_Exercise brief_
Among the entries below, find the line with "Generate a Python", then quote it and each following line up to and including the line with "y_ticks = list(range(5800, 6351, 50))", and nothing else.

_Record set_
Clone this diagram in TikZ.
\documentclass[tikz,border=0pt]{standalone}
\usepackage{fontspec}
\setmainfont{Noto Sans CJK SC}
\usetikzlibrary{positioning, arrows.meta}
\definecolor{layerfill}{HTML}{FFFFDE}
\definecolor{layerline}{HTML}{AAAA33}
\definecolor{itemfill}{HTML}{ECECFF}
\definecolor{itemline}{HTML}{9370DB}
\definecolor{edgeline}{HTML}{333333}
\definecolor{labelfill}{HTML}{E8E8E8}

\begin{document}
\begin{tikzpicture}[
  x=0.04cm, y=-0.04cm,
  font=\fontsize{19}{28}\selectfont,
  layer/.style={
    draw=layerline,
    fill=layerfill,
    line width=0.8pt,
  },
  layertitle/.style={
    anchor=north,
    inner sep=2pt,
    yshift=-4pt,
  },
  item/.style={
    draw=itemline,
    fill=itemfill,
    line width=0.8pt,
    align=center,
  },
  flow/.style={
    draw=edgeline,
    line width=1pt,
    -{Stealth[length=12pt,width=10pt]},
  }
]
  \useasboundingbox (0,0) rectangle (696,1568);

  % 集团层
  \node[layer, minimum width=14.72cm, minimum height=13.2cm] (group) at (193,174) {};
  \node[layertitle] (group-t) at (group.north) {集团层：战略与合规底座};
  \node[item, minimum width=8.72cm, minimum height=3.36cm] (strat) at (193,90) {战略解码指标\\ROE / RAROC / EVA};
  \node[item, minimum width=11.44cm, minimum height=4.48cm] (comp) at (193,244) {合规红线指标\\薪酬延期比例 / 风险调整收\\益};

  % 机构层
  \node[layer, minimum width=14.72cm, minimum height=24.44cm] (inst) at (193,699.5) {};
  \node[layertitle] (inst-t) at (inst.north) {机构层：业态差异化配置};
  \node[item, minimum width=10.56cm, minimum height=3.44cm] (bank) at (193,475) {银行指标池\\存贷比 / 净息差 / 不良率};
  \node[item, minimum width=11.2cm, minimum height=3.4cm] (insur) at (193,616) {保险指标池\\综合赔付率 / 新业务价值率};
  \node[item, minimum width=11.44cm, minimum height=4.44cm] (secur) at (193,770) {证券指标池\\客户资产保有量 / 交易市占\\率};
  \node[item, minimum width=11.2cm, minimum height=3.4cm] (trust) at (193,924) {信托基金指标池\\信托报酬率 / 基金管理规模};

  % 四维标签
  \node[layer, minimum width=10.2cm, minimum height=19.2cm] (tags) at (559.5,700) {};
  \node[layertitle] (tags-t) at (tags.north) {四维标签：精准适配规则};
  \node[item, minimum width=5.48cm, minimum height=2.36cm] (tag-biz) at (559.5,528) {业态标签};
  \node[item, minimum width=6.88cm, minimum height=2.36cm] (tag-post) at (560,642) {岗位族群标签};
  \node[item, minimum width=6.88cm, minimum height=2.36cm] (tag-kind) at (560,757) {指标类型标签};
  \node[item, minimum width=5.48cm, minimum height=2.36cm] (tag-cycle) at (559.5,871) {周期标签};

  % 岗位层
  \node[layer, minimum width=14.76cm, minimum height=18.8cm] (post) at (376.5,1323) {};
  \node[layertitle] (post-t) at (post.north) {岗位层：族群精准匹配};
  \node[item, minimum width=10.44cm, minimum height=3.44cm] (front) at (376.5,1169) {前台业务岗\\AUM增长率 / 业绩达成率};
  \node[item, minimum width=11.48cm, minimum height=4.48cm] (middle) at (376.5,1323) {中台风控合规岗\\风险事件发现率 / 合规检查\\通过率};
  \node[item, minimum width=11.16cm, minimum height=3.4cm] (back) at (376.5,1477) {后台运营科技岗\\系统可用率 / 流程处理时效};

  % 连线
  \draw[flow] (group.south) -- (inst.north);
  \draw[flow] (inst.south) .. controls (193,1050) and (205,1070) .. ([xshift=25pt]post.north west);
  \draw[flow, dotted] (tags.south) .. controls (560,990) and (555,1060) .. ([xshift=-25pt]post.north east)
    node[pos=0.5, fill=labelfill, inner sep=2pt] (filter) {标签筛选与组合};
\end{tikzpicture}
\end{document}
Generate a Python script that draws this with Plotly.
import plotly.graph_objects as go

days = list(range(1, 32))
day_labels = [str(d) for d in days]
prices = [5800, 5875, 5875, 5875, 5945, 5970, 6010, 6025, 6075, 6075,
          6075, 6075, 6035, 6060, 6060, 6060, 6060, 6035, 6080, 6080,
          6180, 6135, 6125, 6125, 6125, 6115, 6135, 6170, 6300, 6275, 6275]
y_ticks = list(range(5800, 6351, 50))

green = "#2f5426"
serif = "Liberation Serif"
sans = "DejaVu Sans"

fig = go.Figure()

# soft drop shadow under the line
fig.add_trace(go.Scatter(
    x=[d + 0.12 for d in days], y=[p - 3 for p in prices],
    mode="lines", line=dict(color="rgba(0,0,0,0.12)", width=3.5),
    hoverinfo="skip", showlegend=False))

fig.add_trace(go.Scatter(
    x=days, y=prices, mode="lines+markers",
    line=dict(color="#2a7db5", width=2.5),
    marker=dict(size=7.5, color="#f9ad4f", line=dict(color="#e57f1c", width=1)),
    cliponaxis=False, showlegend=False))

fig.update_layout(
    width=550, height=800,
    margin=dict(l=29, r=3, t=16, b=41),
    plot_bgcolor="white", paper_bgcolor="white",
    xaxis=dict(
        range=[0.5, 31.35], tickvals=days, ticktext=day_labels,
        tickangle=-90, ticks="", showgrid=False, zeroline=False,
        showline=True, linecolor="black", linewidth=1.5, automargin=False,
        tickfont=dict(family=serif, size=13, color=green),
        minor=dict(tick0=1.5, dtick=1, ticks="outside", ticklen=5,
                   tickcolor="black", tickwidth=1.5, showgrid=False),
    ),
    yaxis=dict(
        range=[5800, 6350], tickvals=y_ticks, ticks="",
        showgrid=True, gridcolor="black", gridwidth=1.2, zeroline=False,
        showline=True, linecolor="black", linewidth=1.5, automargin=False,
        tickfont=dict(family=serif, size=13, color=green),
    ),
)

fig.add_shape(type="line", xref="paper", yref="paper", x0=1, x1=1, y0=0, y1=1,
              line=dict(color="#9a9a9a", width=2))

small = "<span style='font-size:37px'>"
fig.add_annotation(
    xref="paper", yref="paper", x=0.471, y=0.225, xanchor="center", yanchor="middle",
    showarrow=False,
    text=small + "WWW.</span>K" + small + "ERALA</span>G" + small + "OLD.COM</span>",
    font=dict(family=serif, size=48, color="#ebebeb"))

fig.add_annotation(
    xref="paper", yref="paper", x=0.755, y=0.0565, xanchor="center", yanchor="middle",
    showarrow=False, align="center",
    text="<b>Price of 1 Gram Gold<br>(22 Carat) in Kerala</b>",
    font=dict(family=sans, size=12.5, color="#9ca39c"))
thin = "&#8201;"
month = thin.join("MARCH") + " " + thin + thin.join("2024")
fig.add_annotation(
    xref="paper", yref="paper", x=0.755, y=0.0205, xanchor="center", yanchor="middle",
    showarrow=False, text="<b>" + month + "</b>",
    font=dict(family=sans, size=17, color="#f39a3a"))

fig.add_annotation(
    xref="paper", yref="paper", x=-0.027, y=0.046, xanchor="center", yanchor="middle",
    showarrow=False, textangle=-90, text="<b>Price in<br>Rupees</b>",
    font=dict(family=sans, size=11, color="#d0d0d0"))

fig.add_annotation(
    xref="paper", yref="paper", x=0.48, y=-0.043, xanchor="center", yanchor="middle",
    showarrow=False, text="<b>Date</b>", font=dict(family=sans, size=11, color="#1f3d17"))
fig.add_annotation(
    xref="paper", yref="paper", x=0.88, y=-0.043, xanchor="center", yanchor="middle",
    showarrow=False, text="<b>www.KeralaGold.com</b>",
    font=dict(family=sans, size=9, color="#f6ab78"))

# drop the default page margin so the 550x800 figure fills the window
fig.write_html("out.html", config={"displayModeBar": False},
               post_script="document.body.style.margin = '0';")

_Solution for this exercise_
Generate a Python script that draws this with Plotly.
import plotly.graph_objects as go

days = list(range(1, 32))
day_labels = [str(d) for d in days]
prices = [5800, 5875, 5875, 5875, 5945, 5970, 6010, 6025, 6075, 6075,
          6075, 6075, 6035, 6060, 6060, 6060, 6060, 6035, 6080, 6080,
          6180, 6135, 6125, 6125, 6125, 6115, 6135, 6170, 6300, 6275, 6275]
y_ticks = list(range(5800, 6351, 50))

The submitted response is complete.